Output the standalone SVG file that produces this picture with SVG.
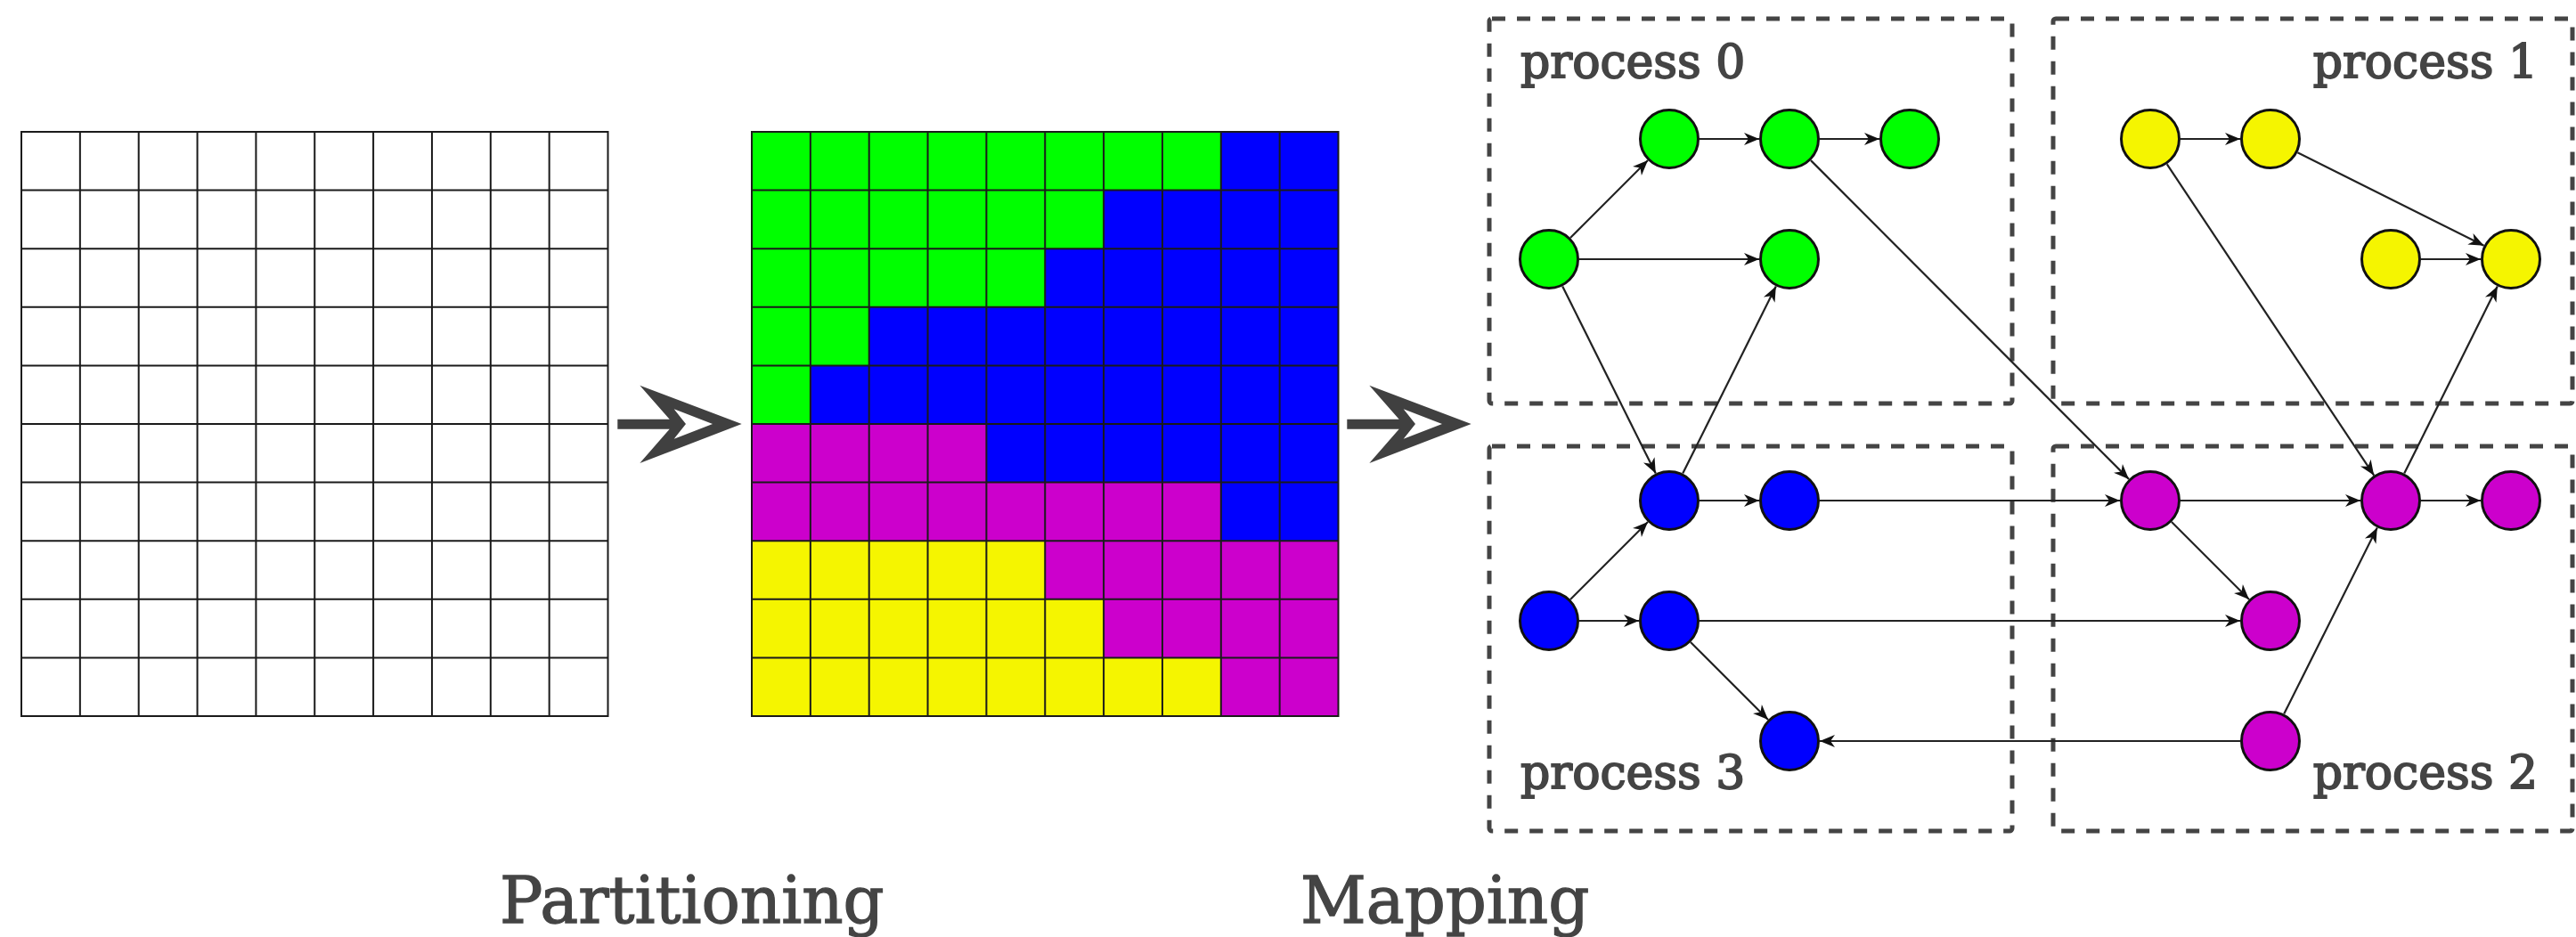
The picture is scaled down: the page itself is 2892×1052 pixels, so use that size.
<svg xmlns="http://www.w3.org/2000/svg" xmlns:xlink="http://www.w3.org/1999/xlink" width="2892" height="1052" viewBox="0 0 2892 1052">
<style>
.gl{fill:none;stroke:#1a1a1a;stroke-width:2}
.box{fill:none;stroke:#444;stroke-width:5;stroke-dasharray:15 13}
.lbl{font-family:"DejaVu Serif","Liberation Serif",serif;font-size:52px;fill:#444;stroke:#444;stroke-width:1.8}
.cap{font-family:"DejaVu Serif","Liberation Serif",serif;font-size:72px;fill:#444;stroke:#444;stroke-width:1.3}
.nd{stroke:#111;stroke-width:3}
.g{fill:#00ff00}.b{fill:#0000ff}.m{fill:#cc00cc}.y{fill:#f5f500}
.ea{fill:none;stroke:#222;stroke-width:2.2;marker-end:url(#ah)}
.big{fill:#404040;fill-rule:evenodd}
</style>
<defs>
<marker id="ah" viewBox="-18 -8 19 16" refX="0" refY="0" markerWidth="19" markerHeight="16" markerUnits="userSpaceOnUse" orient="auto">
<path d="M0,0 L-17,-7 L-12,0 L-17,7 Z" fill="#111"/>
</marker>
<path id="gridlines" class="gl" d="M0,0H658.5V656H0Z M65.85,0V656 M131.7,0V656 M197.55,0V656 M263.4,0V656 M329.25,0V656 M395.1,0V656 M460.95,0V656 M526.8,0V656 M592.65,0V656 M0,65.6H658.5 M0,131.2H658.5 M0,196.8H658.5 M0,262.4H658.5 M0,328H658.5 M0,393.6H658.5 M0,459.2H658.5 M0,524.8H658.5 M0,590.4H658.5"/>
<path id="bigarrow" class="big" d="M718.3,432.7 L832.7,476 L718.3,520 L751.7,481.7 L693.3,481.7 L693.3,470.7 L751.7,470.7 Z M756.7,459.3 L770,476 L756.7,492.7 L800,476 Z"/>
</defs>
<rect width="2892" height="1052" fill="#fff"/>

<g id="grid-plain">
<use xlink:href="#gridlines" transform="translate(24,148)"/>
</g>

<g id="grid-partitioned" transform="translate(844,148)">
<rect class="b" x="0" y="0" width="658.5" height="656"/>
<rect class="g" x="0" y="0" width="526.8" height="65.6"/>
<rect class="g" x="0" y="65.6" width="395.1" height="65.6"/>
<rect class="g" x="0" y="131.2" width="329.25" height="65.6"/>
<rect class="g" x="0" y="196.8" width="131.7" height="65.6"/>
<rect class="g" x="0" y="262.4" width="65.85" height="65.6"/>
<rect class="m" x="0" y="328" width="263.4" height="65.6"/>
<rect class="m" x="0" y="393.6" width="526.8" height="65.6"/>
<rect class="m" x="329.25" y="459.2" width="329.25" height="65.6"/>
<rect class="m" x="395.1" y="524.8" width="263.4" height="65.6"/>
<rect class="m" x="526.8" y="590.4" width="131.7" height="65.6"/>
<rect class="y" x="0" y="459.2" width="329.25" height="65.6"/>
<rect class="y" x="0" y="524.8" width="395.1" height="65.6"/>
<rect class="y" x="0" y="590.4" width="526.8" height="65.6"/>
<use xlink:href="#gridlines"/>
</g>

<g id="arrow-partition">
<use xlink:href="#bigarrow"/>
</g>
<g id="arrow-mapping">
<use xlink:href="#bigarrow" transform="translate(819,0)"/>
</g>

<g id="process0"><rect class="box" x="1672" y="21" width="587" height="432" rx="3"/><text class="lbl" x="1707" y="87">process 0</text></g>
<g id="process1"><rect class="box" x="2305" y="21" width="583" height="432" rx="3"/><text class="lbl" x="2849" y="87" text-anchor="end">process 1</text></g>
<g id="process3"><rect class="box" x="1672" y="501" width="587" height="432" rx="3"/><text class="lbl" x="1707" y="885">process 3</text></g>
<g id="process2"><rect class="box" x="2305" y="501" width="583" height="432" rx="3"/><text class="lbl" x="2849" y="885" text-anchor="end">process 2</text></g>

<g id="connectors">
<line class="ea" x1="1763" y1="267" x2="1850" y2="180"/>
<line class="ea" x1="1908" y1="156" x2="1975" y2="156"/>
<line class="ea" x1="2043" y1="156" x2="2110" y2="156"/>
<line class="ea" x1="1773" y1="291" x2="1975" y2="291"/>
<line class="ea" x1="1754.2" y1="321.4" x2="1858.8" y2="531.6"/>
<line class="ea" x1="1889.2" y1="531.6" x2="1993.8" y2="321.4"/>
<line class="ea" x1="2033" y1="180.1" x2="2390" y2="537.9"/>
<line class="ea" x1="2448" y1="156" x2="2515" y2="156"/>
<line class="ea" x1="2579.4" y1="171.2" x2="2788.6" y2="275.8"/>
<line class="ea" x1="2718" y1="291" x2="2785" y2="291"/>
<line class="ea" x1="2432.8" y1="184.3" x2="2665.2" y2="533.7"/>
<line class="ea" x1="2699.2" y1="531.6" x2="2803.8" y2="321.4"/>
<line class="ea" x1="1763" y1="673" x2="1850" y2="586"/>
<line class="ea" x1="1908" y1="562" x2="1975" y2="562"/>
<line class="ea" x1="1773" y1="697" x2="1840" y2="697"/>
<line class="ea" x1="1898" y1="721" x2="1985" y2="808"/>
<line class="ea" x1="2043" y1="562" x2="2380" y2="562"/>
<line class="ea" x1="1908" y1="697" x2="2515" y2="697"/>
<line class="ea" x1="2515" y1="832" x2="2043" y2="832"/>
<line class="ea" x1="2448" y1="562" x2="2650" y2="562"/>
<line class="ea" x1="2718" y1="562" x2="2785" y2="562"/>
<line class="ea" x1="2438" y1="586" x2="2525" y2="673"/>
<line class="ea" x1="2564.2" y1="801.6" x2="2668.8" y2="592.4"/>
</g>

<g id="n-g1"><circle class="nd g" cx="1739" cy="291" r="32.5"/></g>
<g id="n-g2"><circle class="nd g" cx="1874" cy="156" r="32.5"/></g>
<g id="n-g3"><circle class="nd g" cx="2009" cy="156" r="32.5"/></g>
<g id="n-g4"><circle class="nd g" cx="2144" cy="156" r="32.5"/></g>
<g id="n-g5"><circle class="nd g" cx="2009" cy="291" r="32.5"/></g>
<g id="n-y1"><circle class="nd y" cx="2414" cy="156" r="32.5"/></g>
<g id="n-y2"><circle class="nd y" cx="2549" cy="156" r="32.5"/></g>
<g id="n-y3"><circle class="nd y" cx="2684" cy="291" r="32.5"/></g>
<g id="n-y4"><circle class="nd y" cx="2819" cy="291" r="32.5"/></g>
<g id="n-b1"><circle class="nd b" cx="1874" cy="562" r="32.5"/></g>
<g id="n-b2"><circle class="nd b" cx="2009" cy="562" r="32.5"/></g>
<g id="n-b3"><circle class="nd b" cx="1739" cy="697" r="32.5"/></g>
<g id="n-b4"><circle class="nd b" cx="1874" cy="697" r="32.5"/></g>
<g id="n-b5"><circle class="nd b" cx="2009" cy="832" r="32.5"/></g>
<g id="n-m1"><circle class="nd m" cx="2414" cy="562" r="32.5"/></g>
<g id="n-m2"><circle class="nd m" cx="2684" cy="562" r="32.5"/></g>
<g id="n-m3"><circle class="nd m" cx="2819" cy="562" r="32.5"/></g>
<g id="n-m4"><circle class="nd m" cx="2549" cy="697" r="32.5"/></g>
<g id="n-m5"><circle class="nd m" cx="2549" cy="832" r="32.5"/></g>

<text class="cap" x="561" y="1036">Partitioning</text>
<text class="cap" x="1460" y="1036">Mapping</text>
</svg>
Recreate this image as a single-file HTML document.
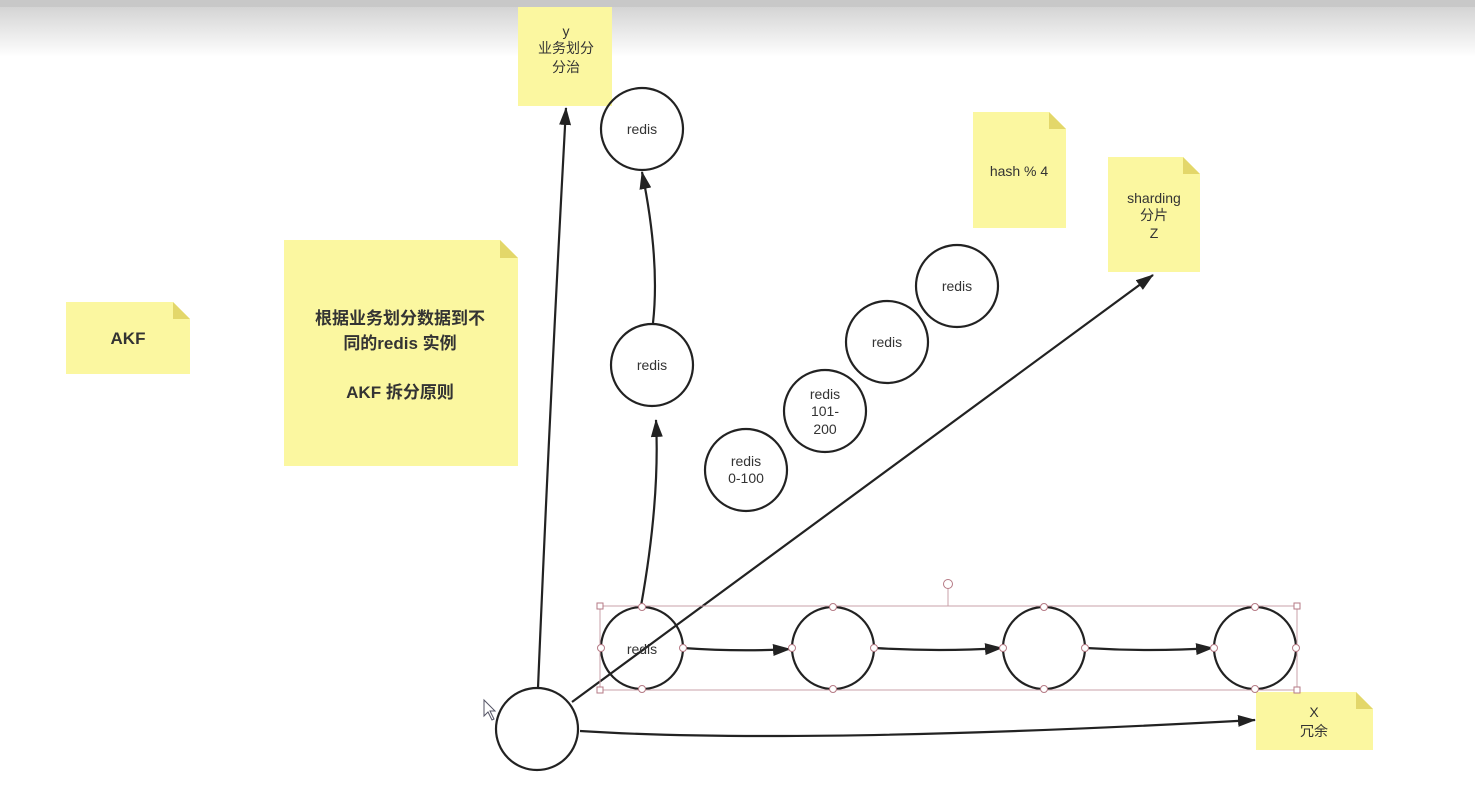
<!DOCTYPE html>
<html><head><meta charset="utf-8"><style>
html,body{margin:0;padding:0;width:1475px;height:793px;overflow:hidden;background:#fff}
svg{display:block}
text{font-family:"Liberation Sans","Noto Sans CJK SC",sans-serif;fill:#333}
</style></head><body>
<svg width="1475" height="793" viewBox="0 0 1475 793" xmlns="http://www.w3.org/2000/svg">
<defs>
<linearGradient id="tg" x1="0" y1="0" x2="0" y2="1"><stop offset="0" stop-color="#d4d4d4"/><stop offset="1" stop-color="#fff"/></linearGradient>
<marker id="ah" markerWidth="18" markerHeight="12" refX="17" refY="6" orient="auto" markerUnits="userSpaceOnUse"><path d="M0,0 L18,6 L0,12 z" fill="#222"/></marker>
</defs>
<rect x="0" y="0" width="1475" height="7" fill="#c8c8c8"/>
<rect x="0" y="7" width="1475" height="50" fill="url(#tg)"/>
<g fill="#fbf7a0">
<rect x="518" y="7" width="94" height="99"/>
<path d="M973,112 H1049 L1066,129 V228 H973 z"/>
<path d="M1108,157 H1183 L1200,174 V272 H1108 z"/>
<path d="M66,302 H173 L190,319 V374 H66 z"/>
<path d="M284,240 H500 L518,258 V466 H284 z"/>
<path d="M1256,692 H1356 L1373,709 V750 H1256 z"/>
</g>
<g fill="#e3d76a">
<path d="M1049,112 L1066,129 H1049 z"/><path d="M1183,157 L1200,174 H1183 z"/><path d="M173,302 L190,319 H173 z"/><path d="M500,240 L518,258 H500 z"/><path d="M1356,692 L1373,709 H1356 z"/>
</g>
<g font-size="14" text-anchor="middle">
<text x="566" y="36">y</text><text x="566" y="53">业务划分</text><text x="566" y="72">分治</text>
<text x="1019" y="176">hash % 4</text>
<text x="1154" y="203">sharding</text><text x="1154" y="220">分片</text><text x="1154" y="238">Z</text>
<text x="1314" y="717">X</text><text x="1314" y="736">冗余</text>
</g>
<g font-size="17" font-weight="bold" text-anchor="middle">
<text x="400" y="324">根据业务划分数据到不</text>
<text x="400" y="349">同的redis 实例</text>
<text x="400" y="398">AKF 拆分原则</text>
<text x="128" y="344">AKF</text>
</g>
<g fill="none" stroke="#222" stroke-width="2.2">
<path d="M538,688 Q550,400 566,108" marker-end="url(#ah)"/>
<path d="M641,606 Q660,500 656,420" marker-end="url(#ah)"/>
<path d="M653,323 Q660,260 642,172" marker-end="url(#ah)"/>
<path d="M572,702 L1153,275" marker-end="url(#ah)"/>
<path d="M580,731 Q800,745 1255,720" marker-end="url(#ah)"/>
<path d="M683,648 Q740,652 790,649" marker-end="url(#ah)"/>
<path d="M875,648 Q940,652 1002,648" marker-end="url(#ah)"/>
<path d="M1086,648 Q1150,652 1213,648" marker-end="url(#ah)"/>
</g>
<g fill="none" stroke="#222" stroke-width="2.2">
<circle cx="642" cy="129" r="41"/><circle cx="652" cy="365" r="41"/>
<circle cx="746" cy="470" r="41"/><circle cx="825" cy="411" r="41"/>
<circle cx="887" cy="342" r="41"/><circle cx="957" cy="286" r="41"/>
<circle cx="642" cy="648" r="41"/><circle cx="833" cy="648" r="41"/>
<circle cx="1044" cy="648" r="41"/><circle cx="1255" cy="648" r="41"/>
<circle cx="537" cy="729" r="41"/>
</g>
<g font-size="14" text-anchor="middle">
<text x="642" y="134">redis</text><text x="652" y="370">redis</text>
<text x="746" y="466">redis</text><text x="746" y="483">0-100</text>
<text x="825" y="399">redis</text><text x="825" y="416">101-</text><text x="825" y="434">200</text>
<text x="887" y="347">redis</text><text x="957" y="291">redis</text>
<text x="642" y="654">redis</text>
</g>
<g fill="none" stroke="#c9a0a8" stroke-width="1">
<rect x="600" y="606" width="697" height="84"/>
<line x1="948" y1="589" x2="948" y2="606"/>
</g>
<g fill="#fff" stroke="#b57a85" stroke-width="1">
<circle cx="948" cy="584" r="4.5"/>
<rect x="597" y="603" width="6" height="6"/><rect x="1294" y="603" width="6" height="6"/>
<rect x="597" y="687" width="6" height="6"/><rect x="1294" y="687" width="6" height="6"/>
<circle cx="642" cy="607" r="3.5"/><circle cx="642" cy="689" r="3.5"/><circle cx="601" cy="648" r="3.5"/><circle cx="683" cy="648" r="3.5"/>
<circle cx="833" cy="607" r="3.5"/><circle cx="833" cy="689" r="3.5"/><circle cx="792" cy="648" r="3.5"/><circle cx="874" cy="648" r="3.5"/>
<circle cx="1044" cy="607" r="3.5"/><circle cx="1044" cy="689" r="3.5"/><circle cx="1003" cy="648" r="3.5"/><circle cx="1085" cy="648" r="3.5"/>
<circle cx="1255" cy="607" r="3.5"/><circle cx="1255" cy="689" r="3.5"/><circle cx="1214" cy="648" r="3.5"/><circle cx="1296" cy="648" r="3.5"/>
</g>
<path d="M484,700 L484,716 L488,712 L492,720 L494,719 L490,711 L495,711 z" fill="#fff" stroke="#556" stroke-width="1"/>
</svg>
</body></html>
------------------------------------
Go through the material above and count the lines that contain "this"; give that number alone.

2